# Other Aquarium Forums > Freshwater Fauna > Anabantoids >  keeping male and female betta together

## juggler

I read at http://www.fishprofiles.com/files/profiles/fighter.xml that:




> DO NOT keep male fighters with female fighters unless breeding is intended as the male will kill the female.


Is that the reason you guys just keep a male betta in a tank/container on its own? Or anyone here tried to keep male and female together on a long term basis? What about other varieties of betta other than the normal Betta Splendens?

Cheers!

----------


## Emg

Just not a good idea....putting bettas with other bettas. The only way to have more than one betta in a tank is to have a female only tank ...making sure there is plenty of room and hiding spots for them. Even then you have to keep an eye on them for a period of time...to see if there is an overly aggressive or overly passive female..those you would have to remove. You will still get some chewed up fins until they all settle who's who and where thier personal space is.

----------


## juggler

Thanks! I will not mixed the females with the males unless to breed them.

----------


## Justikanz

I use to keep a 16" planted tank with 1 male betta and 8 female bettas. The male did not haress any females as there are so many of them. I was using UG filter at that time and the water surface was not still... That could also be the reason why there was minimum harressment of the females. I love the many colours and the females sort of had a pecking order... It was fun watching them...  :Smile:  

Sadly, I introduced an extra female without quarantine and a white spot outbreak soon occurred... All the fish in the tank got wiped out!  :Sad:  I was VERY upset with myself...  :Mad:  

I did not have a chance to rebuild such a tank but WILL do so once an opportunity arises!  :Grin:  So, in my experience, it IS possible to keep male and female bettas together. Just keep a high female to male ratio... Try lah... Have fun!  :Smile: 

Now, if ONLY I can find a way to keep MALE bettas together in the same tank without using separators... Keke...  :Grin:

----------


## Emg

> Now, if ONLY I can find a way to keep MALE bettas together in the same tank without using separators... Keke...
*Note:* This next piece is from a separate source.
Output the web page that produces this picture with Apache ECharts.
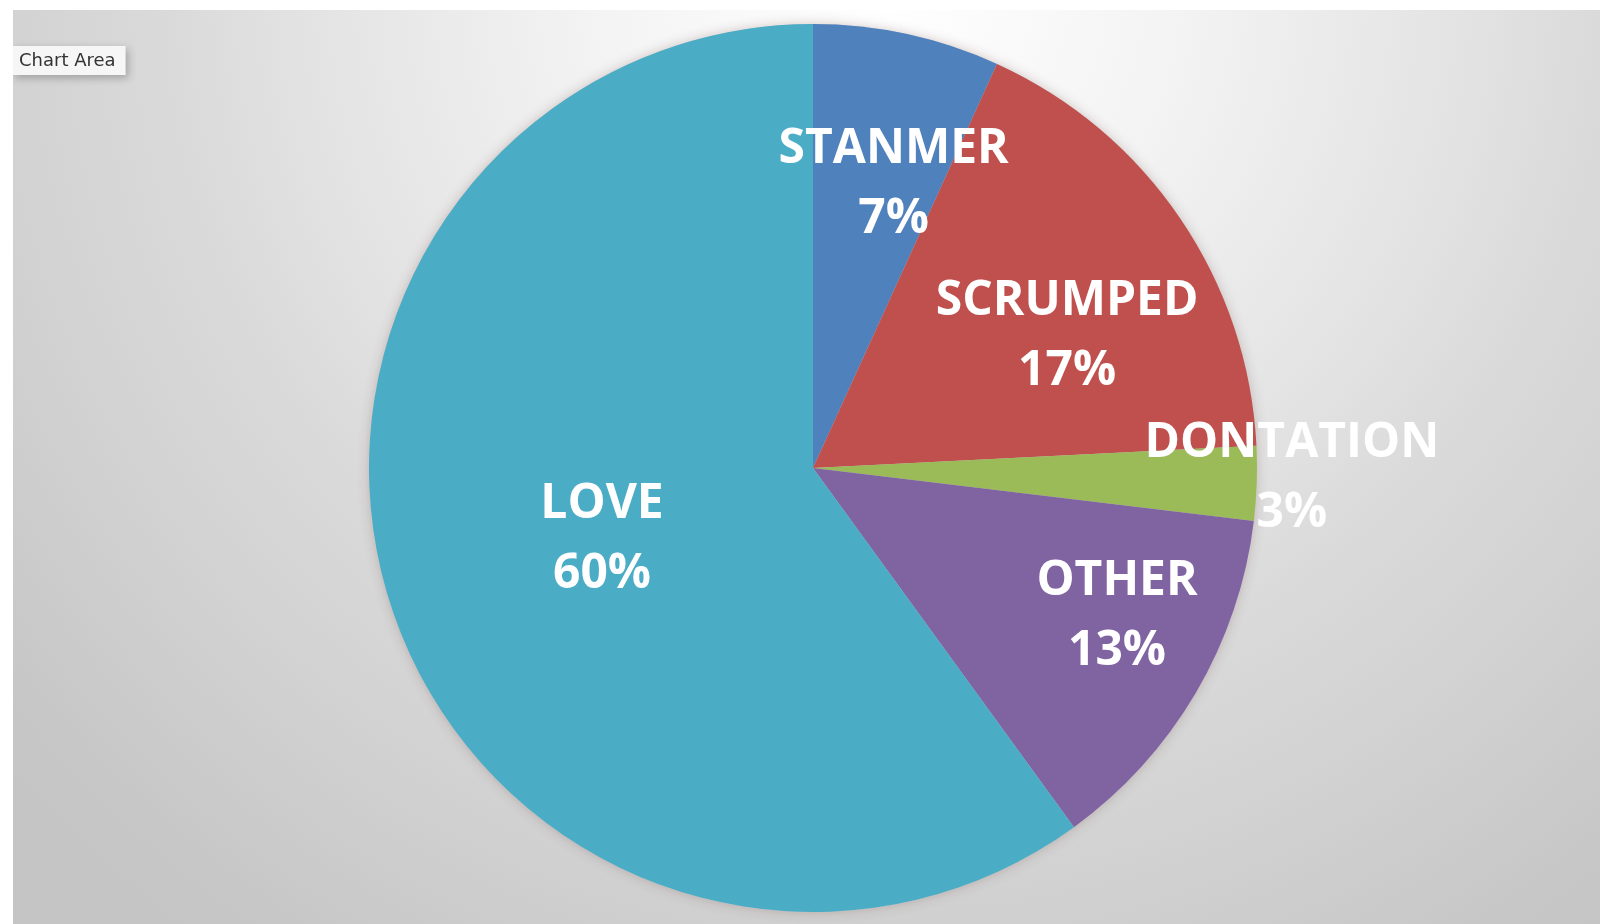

Boy....wouldn't THAT be nice !!!

----------


## juggler

I also heard from LFS owners that if bettas are reared together when they hatched, they can grow to adulthood and not fight -- even for the males. Any truth in this?

----------


## Emg

Doubtful...I raised a batch of betta fry and at about 3 months they started tearing into each other and had to be seperated...so....it's not worth loosing a nice betta or two to try to get them to "make nice" with each other. 

I just put mine next to each other so they have someone to make faces at. It keeps them interested in thier surroundings and they don't get frumpy and lazy. BTW...they don't spend alot of time flaring at each other..they do when they're first introduced, but they soon get used to the situation and ignore each other for them most part...but they do stay more lively with company...which I think keeps them stronger and healthier.  :Smile:

----------


## Big Eyes

In my experience, it is possible to keep betta in community as long as there are space given to establish their "territory".

I observed that if you keep them together from young in a "crowded" tank, then they tend to establish smaller territory. They are more tolerable with less space so not so aggressive with each other.

I have raised plakats(short tail splendens) from fries to about 3inches in a 1.5 ft tank. I have like 30+ pcs in it. Did not know what are the Males/Females ratio though. No noticeable casualties or torn fins. It was fun to watch during feeding times! Threw in couple of cubes of frozen blood worms and watch them scurrying for the food! EXCITING!

That was just for the kicks of breeding splendens. I gave them all away. My 1st and only attempt at breeding splendens.


Have fun.

----------


## Justikanz

I think it is possible. In theory, it will require a big tank (main thing is surface area) and over crowding population of male bettas... That way, aggression will be kept to a minumum in the mbuna way... But never tried yet...

----------